Zu den Inlandsflüchtlingen im Irak gehört auch eine Gruppe von 198 iranischen Kurden, seit Januar 2005 in einem provisorischen Lager an der irakisch-jordanischen Grenze ausharrt. Aus Protest gegen ihre Situation hatten 8 der Flüchtlinge vor mehreren Wochen einen unbefristeten Hungerstreik begonnen, um die Aufnahme in einem sicheren Drittland für sich und ihre Gruppe sowie medizinische Versorgung in ihrem Lager zu erzwingen. Nachdem dem Besuch eines Teams von UNICEF und dem Jordanischen Gesundheitsministeriums, haben die 6 Männer und 2 Frauen ihre Aktion abgebrochen. „UNICEF hat uns jetzt medizinische Versorgung zugesagt“, sagte Khabat Mohammadi, der Sprecher der Flüchtlinge. Darum sei der Streik abgebrochen worden. Außerdem hätten viele ausländische Journalisten angerufen und ihnen versprochen, über ihre Lage zu berichten. Jordanien weigert sich, die Flüchtlinge aufzunehmen.

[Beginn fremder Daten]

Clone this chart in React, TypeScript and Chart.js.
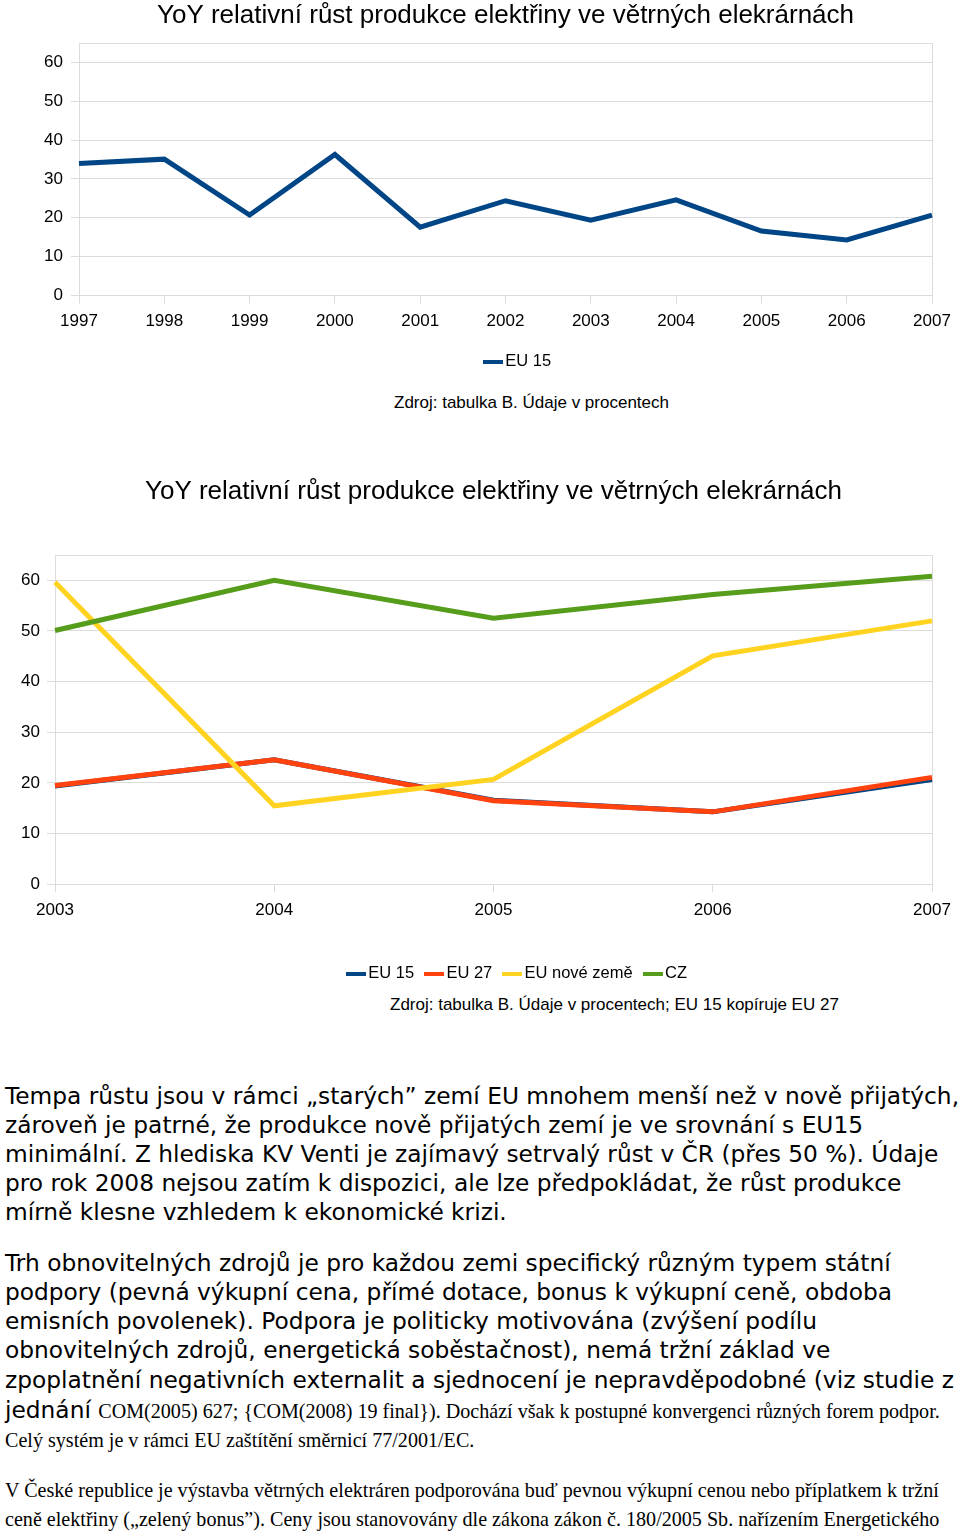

An einer anderen Front zeigte sich der jordanische König Abdallah hingegen großzügig. Bei einem Treffen mit Nouri al-Maliki erklärte er sich bereit, die im April kurzfristig abgesagte Versöhnungskonferenz irakischer Parteien und Religionsführer erneut auszurichten. Sicherheit und Stabilität im Irak sei im vitalen Interesse Jordaniens, so der König. Beide Politiker wollen die bilateralen Beziehungen verstärken, vor allem bei der Grenzsicherung, im wirtschaftlichen Bereich und bei der Ölförderung. Maliki erklärte, möglicherweise werde Jordanien irakisches Öl zu einem Vorzugspreis erhalten. Auch unter Saddam Hussein war Jordanien, einer der engsten Partner der USA in der Region, mit billigem Öl aus dem Irak versorgt worden.